Он не впал в транс и, оскорбленный, выкрикнул:
— Не на того напали!
И принялся набирать номера телефонов, которые не каждый решится набрать.
Узнав, что звонки возымели действие и он восстановлен в списке, Константин Сергеевич все так же возбужденно выкрикивал:
— Только подумать, какое-то кувшинное рыло выражает мне недоверие! Где он был, когда я со своей ротой ходил в атаку, лежал в госпиталях?
На том чемпионате мы встретились в Мюнхене и отправились побродить по городу.
— Нас, туристов, строжат: то нельзя, туда нельзя. Будь это в какой-нибудь Коста-Рике, я бы послушался. Но здесь?! Я перестану себя уважать, если здесь не буду чувствовать себя вольным казаком. Вы понимаете? Черт побери, старого солдата не согнешь...
Помнится еще один день, летний.
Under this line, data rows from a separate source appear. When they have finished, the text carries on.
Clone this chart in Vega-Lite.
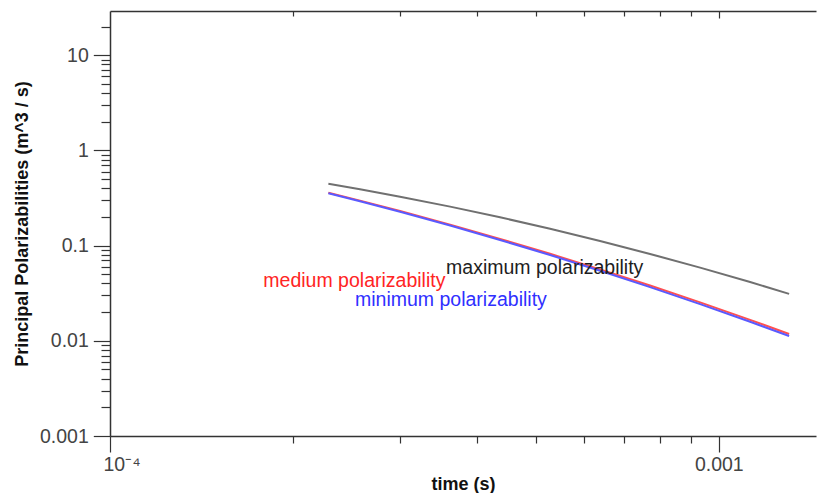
{
  "$schema": "https://vega.github.io/schema/vega-lite/v6.json",
  "autosize": "none",
  "width": 706,
  "height": 425,
  "padding": {"left": 110, "top": 11, "right": 1, "bottom": 57},
  "background": "white",
  "config": {
    "view": {"stroke": null},
    "axis": {
      "grid": false,
      "labelFont": "Liberation Sans",
      "labelFontSize": 19.5,
      "labelColor": "#444444",
      "tickColor": "#333333",
      "tickWidth": 1.2,
      "domainColor": "#333333",
      "domainWidth": 1.5,
      "titleFont": "Liberation Sans",
      "titleFontSize": 18,
      "titleFontWeight": "bold",
      "titleColor": "#111111"
    }
  },
  "datasets": {
    "curves": [
      {"series": "maximum", "time": 0.0002284, "alpha": 0.4469},
      {"series": "maximum", "time": 0.0002574, "alpha": 0.3908},
      {"series": "maximum", "time": 0.0002995, "alpha": 0.3266},
      {"series": "maximum", "time": 0.0003620, "alpha": 0.2567},
      {"series": "maximum", "time": 0.0004372, "alpha": 0.1982},
      {"series": "maximum", "time": 0.0005283, "alpha": 0.1502},
      {"series": "maximum", "time": 0.0006382, "alpha": 0.1119},
      {"series": "maximum", "time": 0.0007711, "alpha": 0.08178},
      {"series": "maximum", "time": 0.0009317, "alpha": 0.05871},
      {"series": "maximum", "time": 0.0011257, "alpha": 0.04140},
      {"series": "maximum", "time": 0.0013046, "alpha": 0.03112},
      {"series": "medium", "time": 0.0002284, "alpha": 0.3594},
      {"series": "medium", "time": 0.0002574, "alpha": 0.2966},
      {"series": "medium", "time": 0.0002995, "alpha": 0.2306},
      {"series": "medium", "time": 0.0003620, "alpha": 0.1660},
      {"series": "medium", "time": 0.0004372, "alpha": 0.1176},
      {"series": "medium", "time": 0.0005283, "alpha": 0.08201},
      {"series": "medium", "time": 0.0006382, "alpha": 0.05629},
      {"series": "medium", "time": 0.0007711, "alpha": 0.03806},
      {"series": "medium", "time": 0.0009317, "alpha": 0.02533},
      {"series": "medium", "time": 0.0011257, "alpha": 0.01659},
      {"series": "medium", "time": 0.0013046, "alpha": 0.01179},
      {"series": "minimum", "time": 0.0002284, "alpha": 0.3551},
      {"series": "minimum", "time": 0.0002574, "alpha": 0.2922},
      {"series": "minimum", "time": 0.0002995, "alpha": 0.2265},
      {"series": "minimum", "time": 0.0003620, "alpha": 0.1624},
      {"series": "minimum", "time": 0.0004372, "alpha": 0.1146},
      {"series": "minimum", "time": 0.0005283, "alpha": 0.07961},
      {"series": "minimum", "time": 0.0006382, "alpha": 0.05445},
      {"series": "minimum", "time": 0.0007711, "alpha": 0.03667},
      {"series": "minimum", "time": 0.0009317, "alpha": 0.02429},
      {"series": "minimum", "time": 0.0011257, "alpha": 0.01585},
      {"series": "minimum", "time": 0.0013046, "alpha": 0.01124}
    ],
    "labels": [
      {"series": "maximum", "text": "maximum polarizability", "time": 0.0003565, "alpha": 0.05006},
      {"series": "medium", "text": "medium polarizability", "time": 0.0001786, "alpha": 0.03673},
      {"series": "minimum", "text": "minimum polarizability", "time": 0.0002526, "alpha": 0.02319}
    ]
  },
  "resolve": {
    "scale": {"x": "shared", "y": "shared"},
    "axis": {"x": "independent", "y": "independent"}
  },
  "layer": [
    {
      "data": {"name": "curves"},
      "transform": [{"filter": "datum.series === 'maximum'"}],
      "mark": {"type": "line", "color": "#707070", "strokeWidth": 2, "interpolate": "monotone"},
      "encoding": {
        "x": {
          "field": "time", "type": "quantitative",
          "scale": {"type": "log", "domain": [0.0001, 0.0014443], "nice": false, "zero": false},
          "axis": {
            "orient": "bottom", "values": [0.0001, 0.001], "tickSize": 16,
            "labelPadding": 3, "labelFlush": true, "labelFlushOffset": 7,
            "labelExpr": "datum.value < 0.0005 ? '10⁻⁴' : '0.001'",
            "title": "time (s)", "titlePadding": 2
          }
        },
        "y": {
          "field": "alpha", "type": "quantitative",
          "scale": {"type": "log", "domain": [0.001, 29.13], "nice": false, "zero": false},
          "axis": {
            "orient": "left", "values": [0.001, 0.01, 0.1, 1, 10], "tickSize": 16.7,
            "labelPadding": 5, "labelExpr": "format(datum.value, '~g')",
            "title": "Principal Polarizabilities  (m^3 / s)", "titlePadding": 8
          }
        }
      }
    },
    {
      "data": {"name": "curves"},
      "transform": [{"filter": "datum.series === 'medium'"}],
      "mark": {"type": "line", "color": "#ff5050", "strokeWidth": 2, "interpolate": "monotone"},
      "encoding": {
        "x": {
          "field": "time", "type": "quantitative",
          "scale": {"type": "log", "domain": [0.0001, 0.0014443], "nice": false, "zero": false},
          "axis": {
            "orient": "bottom",
            "values": [0.0002, 0.0003, 0.0004, 0.0005, 0.0006, 0.0007, 0.0008, 0.0009],
            "tickSize": 7, "labels": false, "domain": false, "title": null
          }
        },
        "y": {
          "field": "alpha", "type": "quantitative",
          "scale": {"type": "log", "domain": [0.001, 29.13], "nice": false, "zero": false},
          "axis": {
            "orient": "left",
            "values": [0.002, 0.003, 0.004, 0.005, 0.006, 0.007, 0.008, 0.009,
                       0.02, 0.03, 0.04, 0.05, 0.06, 0.07, 0.08, 0.09,
                       0.2, 0.3, 0.4, 0.5, 0.6, 0.7, 0.8, 0.9,
                       2, 3, 4, 5, 6, 7, 8, 9, 20],
            "tickSize": 9, "labels": false, "domain": false, "title": null
          }
        }
      }
    },
    {
      "data": {"name": "curves"},
      "transform": [{"filter": "datum.series === 'minimum'"}],
      "mark": {"type": "line", "color": "#5a5aff", "strokeWidth": 2, "interpolate": "monotone"},
      "encoding": {
        "x": {
          "field": "time", "type": "quantitative",
          "scale": {"type": "log", "domain": [0.0001, 0.0014443], "nice": false, "zero": false},
          "axis": {
            "orient": "top", "values": [0.001], "tickSize": -7,
            "labels": false, "title": null
          }
        },
        "y": {
          "field": "alpha", "type": "quantitative",
          "scale": {"type": "log", "domain": [0.001, 29.13], "nice": false, "zero": false},
          "axis": null
        }
      }
    },
    {
      "data": {"name": "labels"},
      "mark": {"type": "text", "align": "left", "baseline": "alphabetic", "font": "Liberation Sans", "fontSize": 19.5},
      "encoding": {
        "x": {
          "field": "time", "type": "quantitative",
          "scale": {"type": "log", "domain": [0.0001, 0.0014443], "nice": false, "zero": false},
          "axis": {
            "orient": "top",
            "values": [0.0002, 0.0003, 0.0004, 0.0005, 0.0006, 0.0007, 0.0008, 0.0009],
            "tickSize": -5, "labels": false, "domain": false, "title": null
          }
        },
        "y": {
          "field": "alpha", "type": "quantitative",
          "scale": {"type": "log", "domain": [0.001, 29.13], "nice": false, "zero": false},
          "axis": null
        },
        "text": {"field": "text"},
        "color": {
          "field": "series", "type": "nominal",
          "scale": {"domain": ["maximum", "medium", "minimum"], "range": ["#1e1e1e", "#ff2424", "#3030ff"]},
          "legend": null
        }
      }
    }
  ]
}
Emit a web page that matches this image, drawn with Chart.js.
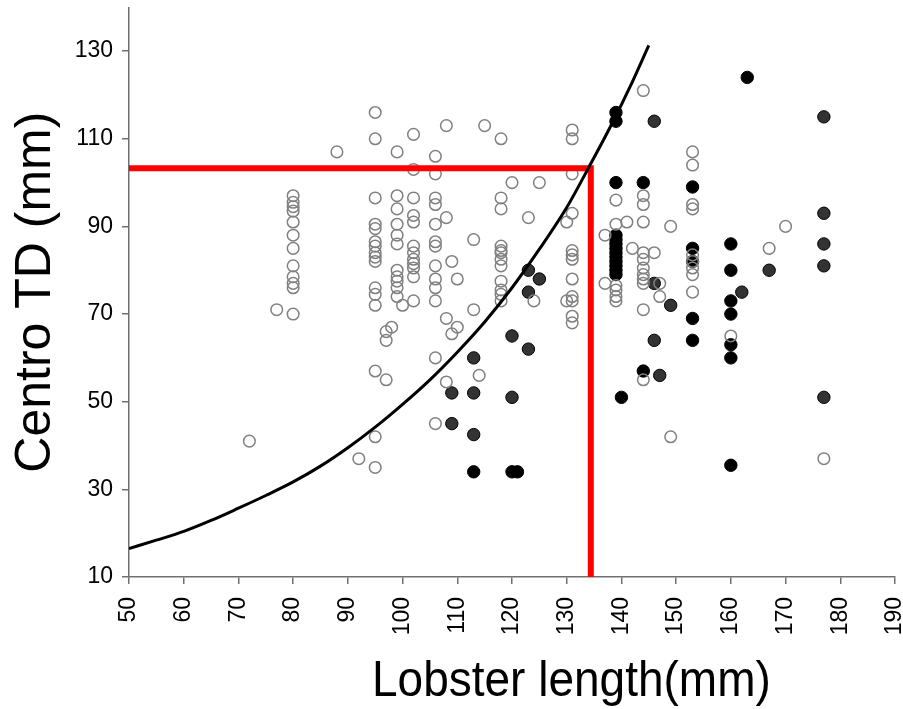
<!DOCTYPE html>
<html><head><meta charset="utf-8">
<script src="https://cdn.jsdelivr.net/npm/chart.js@4.4.0/dist/chart.umd.min.js"></script>
<style>html,body{margin:0;padding:0;background:#fff}#wrap{width:903px;height:709px}</style>
</head><body><div id="wrap"><canvas id="c" width="903" height="709"></canvas></div>
<script>
const xTickValues = [50,60,70,80,90,100,110,120,130,140,150,160,170,180,190];
const yTickValues = [10,30,50,70,90,110,130];
const xTitle = 'Lobster length(mm)';
const yTitle = 'Centro TD (mm)';

// open (grey ring) points [length, TD]
const openPoints = [
  [72,41],[77,71],
  [80,97],[80,95.5],[80,94.5],[80,93.5],[80,91],[80,88],[80,85],[80,81],[80,78.5],[80,77],[80,76],[80,70],
  [88,107],[92,37],
  [95,116],[95,110],[95,96.5],[95,90.5],[95,89.5],[95,86.5],[95,85.5],[95,84],[95,83],[95,82],[95,76],[95,74.5],[95,72],[95,57],[95,42],[95,35],
  [97,66],[97,64],[97,55],[98,67],
  [99,107],[99,97],[99,94],[99,90.5],[99,88],[99,86],[99,80],[99,78.5],[99,77.5],[99,76],[99,74],[100,72],
  [102,111],[102,103],[102,96.5],[102,92.5],[102,91],[102,85.5],[102,84],[102,82.5],[102,81.5],[102,80.5],[102,78.5],[102,73],
  [106,106],[106,102],[106,96.5],[106,95],[106,90.5],[106,86.5],[106,85.5],[106,81],[106,78],[106,76],[106,73],[106,60],[106,45],
  [108,113],[108,92],[108,69],[108,54.5],[109,82],[109,65.5],[110,78],[110,67],
  [113,87],[113,71],[114,56],[115,113],
  [118,110],[118,96.5],[118,94],[118,85.5],[118,84.5],[118,84],[118,82.5],[118,81],[118,77.5],[118,75.5],[118,74.5],[118,73],
  [120,100],[123,92],[124,73],[125,100],[130,91],[130,73],
  [131,112],[131,110],[131,102],[131,93],[131,84.5],[131,83.5],[131,82.5],[131,78],[131,74],[131,73],[131,69.5],[131,68],
  [137,88],[137,77],
  [139,96],[139,90.5],[139,76.5],[139,75.5],[139,74],[139,73],
  [141,91],[142,85],
  [144,121],[144,97],[144,95],[144,91],[144,84],[144,82.5],[144,80.5],[144,79],[144,78],[144,77],[144,71],[144,55],
  [146,84],[147,77],[147,74],[149,90],[149,42],
  [153,107],[153,104],[153,95],[153,94],[153,83.5],[153,82],[153,80.5],[153,79],[153,75],
  [160,65],[167,85],[170,90],[177,37]
];
// dark grey filled points
const darkPoints = [
  [109,52],[109,45],[113,60],[113,52],[113,42.5],[120,65],[120,51],[123,80],[123,75],[123,62],[125,78],
  [146,114],[146,77],[146,64],[147,56],[149,72],[162,75],[167,80],
  [177,115],[177,93],[177,86],[177,81],[177,51]
];
// black filled points
const blackPoints = [
  [113,34],[120,34],[121,34],
  [139,116],[139,114],[139,100],[139,88],[139,87],[139,86],[139,85],[139,84],[139,83],[139,82],[139,81],[139,80],[139,79],
  [140,51],[144,100],[144,57],
  [153,99],[153,85],[153,82],[153,69],[153,64],
  [160,86],[160,80],[160,73],[160,70],[160,63],[160,60],[160,35.5],[163,124]
];
// fitted curve
const curvePoints = [
  [50,16.5],[55,18.4],[60,20.4],[65,22.9],[70,25.7],[75,28.6],[80,31.7],[85,35.3],[90,39.5],[95,44.2],
  [100,49.4],[105,55],[110,61.3],[115,68.2],[120,76],[125,84.8],[130,94.3],[134,103.4],[138,112.8],[142,123],[145,131.3]
];
// red cut-off lines
const cutoffPoints = [[50,103.3],[134.4,103.3],[134.4,10]];

const toXY = a => a.map(p => ({x:p[0], y:p[1]}));
const FONT = '"Liberation Sans", Arial, sans-serif';
const NARROW = '"Liberation Sans Narrow", "Arial Narrow", sans-serif';

const xTitlePlugin = {
  id: 'xTitleDraw',
  afterDraw(chart) {
    const ctx = chart.ctx;
    ctx.save();
    ctx.font = '50px ' + FONT;
    ctx.fillStyle = '#000';
    ctx.textAlign = 'left';
    ctx.textBaseline = 'alphabetic';
    ctx.translate(372, 696);
    ctx.scale(0.92, 1);
    ctx.fillText(xTitle, 0, 0);
    ctx.restore();
  }
};

const noPad = s => { s.paddingTop = 0; s.paddingBottom = 0; s.paddingLeft = 0; s.paddingRight = 0; };

new Chart(document.getElementById('c'), {
  type: 'scatter',
  data: {
    datasets: [
      { data: toXY(curvePoints), showLine: true, pointRadius: 0, borderColor: '#000', borderWidth: 3,
        tension: 0.4, cubicInterpolationMode: 'monotone', order: 0 },
      { data: toXY(cutoffPoints), showLine: true, pointRadius: 0, borderColor: '#ff0000', borderWidth: 6,
        tension: 0, borderJoinStyle: 'miter', borderCapStyle: 'butt', order: 1 },
      { data: toXY(openPoints), pointRadius: 5.8, pointBorderWidth: 1.5, pointBorderColor: '#808080',
        pointBackgroundColor: 'rgba(255,255,255,0)', order: 2 },
      { data: toXY(darkPoints), pointRadius: 6.2, pointBorderWidth: 1, pointBorderColor: '#000',
        pointBackgroundColor: '#333333', order: 3 },
      { data: toXY(blackPoints), pointRadius: 6.2, pointBorderWidth: 1, pointBorderColor: '#000',
        pointBackgroundColor: '#000000', order: 4 }
    ]
  },
  options: {
    responsive: false, animation: false, devicePixelRatio: 1,
    layout: { padding: { top: 5, right: 8, left: 0, bottom: 0 } },
    plugins: { legend: { display: false }, tooltip: { enabled: false } },
    scales: {
      x: {
        type: 'linear', min: 50, max: 190,
        afterBuildTicks: s => { s.ticks = xTickValues.map(v => ({value: v})); },
        afterFit: s => { s.height = 132; noPad(s); },
        ticks: { font: { family: NARROW, size: 23 }, color: '#000', minRotation: 90, maxRotation: 90, autoSkip: false, padding: 13 },
        grid: { drawOnChartArea: false, drawTicks: true, tickLength: 7, color: '#707070', lineWidth: 1.5 },
        border: { color: '#707070', width: 1.5 }
      },
      y: {
        type: 'linear', min: 10, max: 140,
        afterBuildTicks: s => { s.ticks = yTickValues.map(v => ({value: v})); },
        afterFit: s => { s.width = 129; noPad(s); },
        ticks: { font: { family: NARROW, size: 23 }, color: '#000', padding: 9 },
        grid: { drawOnChartArea: false, drawTicks: true, tickLength: 7, color: '#707070', lineWidth: 1.5 },
        border: { color: '#707070', width: 1.5 },
        title: { display: true, text: yTitle, color: '#000', font: { family: FONT, size: 50 }, padding: { top: 6, bottom: 0 } }
      }
    }
  },
  plugins: [xTitlePlugin]
});
</script>
</body></html>
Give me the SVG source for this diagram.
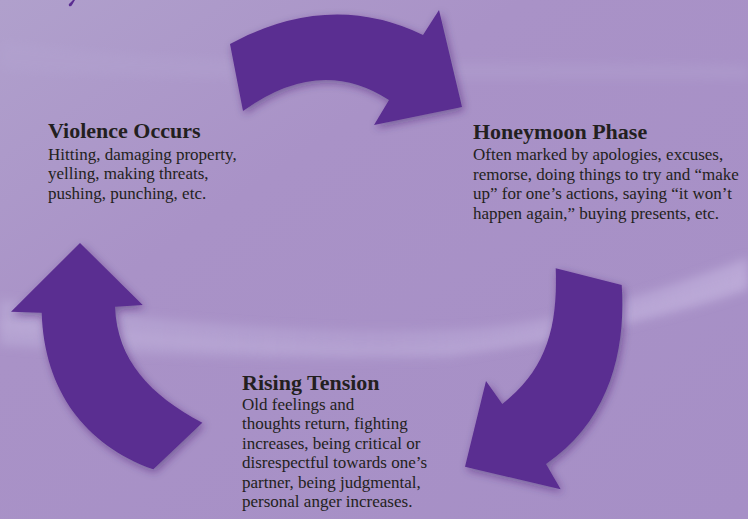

С утра приехали мы к нему на дачу, в Балашиху, оба с работой. Несколько домиков и табличка «улица Есенина». Дача в лесу, старые яблони, ни грядок, ни клумб, кусты, высокие заросли травы. Деревянный дом, стареющий, обветшавший, весь в прошлом. «Такою мне дача и мила»,— говорил он не раз.
Я хотел закрыть калитку на щеколду, но Константин Сергеевич остановил:
— Не надо, кто-нибудь забредет, а мы не услышим...
Мы устроились: он за столом под деревьями, я - на террасе. И погрузились в свои бумаги.
Я не заметил, когда она вошла, и только увидел, что Константин Сергеевич идет вокруг дома с незнакомой мне девушкой и, жестикулируя как экскурсовод, что-то ей втолковывает.
Проводив ее, он заглянул ко мне.
— Видите, если бы мы закрылись, девица сюда бы не проникла.
— Кто такая?
— Провинциалочка, проездом, узнала, что существует дача Есенина и разыскала. По правде говоря, неизвестно, бывал ли здесь Сергей Александрович. Моя мать купила дачу после его смерти. Впрочем, как знать, может, когда-нибудь и бывал. Но я думаю, девица не была разочарована, все-таки на этой террасе сиживали Мейерхольд, Маяковский, Луначарский, там, за окном, некогда стоял рояль и для Зинаиды Николаевны играл Лев Оборин. Я вас отвлек? Еще часик посидим, а потом чаек заварим...
Но поработать не удалось. Возле Константина Сергеевича стояли трое молодцов, и я почувствовал, что мне следует туда подойти.
— Константин Сергеевич, вы уж нас извините: обрисуйте нам, что в чемпионате творится?
Он сидел, нахмурившись, и вдруг резко выпалил:
— Ну вот что, ребята, ничего я вам обрисовывать не стану, приходите трезвыми. Тогда я к вашим услугам.
Молодцы помялись и побрели к калитке.
— Я их знаю, они захаживают, ребята неплохие. Но пусть уважают футбол.
А спустя несколько минут Есенин пришел на террасу со стопкой книг.